→ Task prompt
Show all lines holding the string "React".

Plotting code records
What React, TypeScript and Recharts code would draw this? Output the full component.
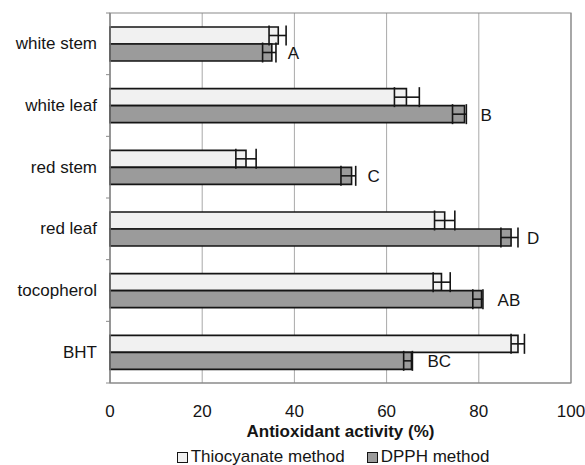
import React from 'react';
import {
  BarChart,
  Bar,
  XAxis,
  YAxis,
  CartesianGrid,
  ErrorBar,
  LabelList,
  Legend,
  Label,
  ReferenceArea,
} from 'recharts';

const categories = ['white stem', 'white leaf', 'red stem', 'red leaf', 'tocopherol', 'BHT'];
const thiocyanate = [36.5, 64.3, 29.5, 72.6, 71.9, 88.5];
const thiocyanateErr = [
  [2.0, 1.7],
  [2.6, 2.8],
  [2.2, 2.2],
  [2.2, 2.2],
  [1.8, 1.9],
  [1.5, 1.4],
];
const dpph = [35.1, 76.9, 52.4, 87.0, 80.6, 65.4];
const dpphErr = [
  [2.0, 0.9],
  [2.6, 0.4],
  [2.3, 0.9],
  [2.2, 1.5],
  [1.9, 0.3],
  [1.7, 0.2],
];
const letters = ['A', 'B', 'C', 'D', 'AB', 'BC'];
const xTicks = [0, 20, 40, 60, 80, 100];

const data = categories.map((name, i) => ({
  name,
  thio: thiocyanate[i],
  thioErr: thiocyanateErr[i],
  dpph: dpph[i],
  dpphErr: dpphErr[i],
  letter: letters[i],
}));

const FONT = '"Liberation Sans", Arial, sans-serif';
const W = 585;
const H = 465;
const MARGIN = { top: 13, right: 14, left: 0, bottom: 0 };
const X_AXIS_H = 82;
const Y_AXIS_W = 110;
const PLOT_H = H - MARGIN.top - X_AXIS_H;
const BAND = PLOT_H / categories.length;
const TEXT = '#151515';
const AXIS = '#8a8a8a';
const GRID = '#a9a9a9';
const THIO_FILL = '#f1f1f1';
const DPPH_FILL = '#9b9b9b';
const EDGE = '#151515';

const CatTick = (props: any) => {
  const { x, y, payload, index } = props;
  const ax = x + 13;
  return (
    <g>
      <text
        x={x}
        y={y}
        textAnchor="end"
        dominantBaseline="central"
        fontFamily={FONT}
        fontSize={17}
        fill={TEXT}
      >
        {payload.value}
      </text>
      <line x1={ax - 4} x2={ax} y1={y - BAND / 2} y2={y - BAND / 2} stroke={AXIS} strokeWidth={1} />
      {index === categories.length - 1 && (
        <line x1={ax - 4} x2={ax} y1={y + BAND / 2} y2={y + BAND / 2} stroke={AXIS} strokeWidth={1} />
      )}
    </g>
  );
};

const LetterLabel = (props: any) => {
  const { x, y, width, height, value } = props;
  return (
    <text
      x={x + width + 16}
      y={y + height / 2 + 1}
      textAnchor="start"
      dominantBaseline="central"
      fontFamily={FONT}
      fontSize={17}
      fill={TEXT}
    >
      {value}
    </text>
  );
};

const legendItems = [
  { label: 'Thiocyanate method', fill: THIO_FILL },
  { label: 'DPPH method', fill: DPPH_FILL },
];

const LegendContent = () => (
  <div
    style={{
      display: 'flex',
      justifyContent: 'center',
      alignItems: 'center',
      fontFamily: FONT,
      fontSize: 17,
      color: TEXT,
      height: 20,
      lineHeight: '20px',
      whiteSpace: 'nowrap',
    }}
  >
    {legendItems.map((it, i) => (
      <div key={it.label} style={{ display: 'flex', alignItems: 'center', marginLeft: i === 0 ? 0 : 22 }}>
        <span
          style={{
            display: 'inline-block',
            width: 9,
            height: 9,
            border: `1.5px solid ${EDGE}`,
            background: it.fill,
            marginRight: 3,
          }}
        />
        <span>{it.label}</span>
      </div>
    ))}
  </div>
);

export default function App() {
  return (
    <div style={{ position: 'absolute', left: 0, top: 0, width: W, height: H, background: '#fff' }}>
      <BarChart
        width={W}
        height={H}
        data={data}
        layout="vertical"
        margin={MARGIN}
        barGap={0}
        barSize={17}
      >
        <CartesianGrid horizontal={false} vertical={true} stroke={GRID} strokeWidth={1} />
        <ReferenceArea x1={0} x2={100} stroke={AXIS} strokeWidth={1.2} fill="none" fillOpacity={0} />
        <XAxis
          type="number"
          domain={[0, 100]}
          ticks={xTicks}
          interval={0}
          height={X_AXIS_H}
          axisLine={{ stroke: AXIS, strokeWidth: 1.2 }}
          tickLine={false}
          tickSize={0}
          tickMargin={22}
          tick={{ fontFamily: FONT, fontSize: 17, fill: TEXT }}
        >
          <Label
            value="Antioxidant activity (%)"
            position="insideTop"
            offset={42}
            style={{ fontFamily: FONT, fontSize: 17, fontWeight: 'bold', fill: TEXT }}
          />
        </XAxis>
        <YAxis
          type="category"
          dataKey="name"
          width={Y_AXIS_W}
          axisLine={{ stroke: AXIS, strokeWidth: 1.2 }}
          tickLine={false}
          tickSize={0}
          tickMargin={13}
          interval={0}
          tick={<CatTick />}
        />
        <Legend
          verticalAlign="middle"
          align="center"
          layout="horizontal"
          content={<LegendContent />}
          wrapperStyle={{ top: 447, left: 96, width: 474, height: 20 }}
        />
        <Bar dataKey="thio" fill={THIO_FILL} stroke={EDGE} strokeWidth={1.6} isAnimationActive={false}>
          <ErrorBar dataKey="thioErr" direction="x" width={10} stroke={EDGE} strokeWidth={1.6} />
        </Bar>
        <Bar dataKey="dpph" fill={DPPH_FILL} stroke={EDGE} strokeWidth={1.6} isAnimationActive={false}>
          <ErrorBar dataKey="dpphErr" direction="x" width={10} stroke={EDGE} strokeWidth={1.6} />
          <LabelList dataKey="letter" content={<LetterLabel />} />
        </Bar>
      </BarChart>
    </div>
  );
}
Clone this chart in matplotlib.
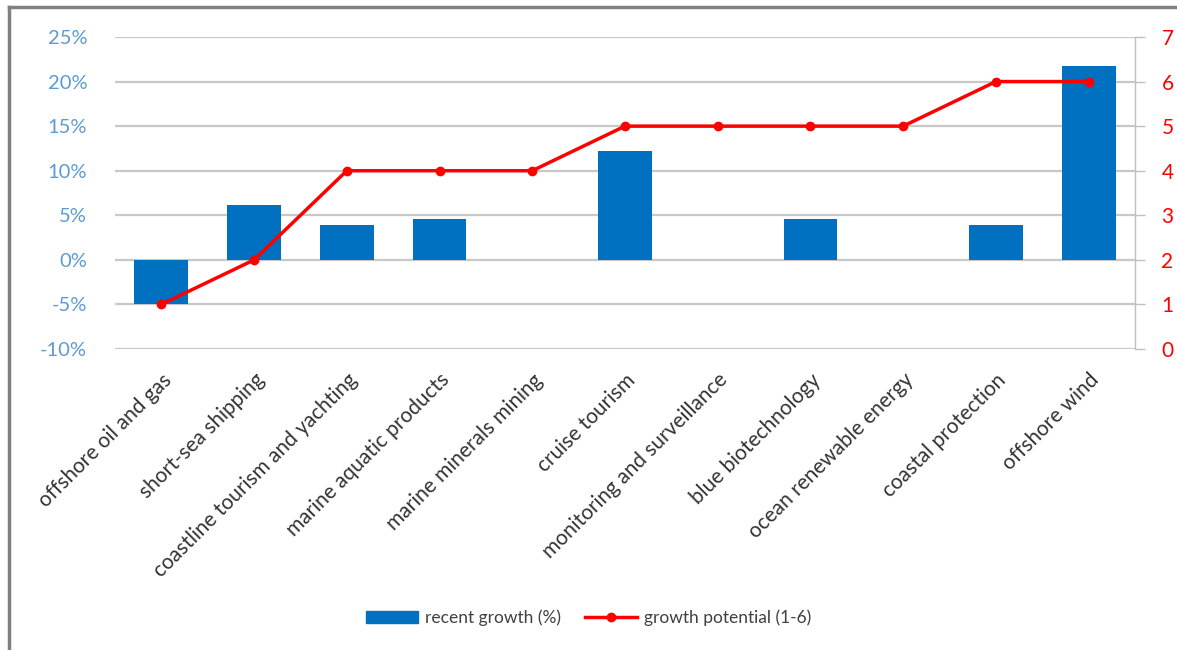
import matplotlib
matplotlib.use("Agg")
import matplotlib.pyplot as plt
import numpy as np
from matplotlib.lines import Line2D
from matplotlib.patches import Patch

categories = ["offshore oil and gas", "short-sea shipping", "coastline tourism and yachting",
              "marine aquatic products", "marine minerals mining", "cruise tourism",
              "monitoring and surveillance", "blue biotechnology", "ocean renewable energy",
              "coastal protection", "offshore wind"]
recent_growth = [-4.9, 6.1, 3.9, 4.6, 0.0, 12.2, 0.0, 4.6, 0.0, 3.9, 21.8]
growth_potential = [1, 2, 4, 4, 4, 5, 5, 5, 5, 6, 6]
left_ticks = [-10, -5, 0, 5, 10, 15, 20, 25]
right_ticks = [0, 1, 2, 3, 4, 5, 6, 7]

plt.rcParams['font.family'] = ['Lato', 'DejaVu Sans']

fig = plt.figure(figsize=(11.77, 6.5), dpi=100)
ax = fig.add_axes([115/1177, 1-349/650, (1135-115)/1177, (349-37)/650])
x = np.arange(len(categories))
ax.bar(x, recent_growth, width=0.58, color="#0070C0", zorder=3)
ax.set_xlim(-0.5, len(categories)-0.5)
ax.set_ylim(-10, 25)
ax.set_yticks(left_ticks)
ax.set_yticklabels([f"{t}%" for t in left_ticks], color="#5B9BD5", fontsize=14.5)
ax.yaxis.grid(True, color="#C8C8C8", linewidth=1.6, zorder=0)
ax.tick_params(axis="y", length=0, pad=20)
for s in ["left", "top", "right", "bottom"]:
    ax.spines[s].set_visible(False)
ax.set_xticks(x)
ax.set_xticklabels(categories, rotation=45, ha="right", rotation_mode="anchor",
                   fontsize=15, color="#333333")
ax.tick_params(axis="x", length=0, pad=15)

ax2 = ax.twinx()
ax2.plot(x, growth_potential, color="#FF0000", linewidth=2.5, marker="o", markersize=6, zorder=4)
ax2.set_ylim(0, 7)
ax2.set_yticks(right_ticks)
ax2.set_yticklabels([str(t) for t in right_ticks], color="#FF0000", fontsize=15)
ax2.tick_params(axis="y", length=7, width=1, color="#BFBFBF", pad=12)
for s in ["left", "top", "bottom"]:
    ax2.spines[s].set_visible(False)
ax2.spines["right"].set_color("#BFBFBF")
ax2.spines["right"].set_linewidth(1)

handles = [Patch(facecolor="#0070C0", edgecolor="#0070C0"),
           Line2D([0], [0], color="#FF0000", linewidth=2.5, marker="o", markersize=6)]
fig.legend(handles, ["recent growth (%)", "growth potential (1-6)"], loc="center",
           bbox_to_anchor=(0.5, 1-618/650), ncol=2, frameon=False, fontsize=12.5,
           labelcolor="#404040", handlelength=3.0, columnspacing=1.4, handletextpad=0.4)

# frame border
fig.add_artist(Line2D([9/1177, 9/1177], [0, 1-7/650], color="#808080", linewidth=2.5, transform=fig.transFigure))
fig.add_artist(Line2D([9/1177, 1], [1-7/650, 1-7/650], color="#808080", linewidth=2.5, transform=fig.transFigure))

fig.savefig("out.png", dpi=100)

→ Answer to this exercise
What React, TypeScript and Recharts code would draw this? Output the full component.
import React from 'react';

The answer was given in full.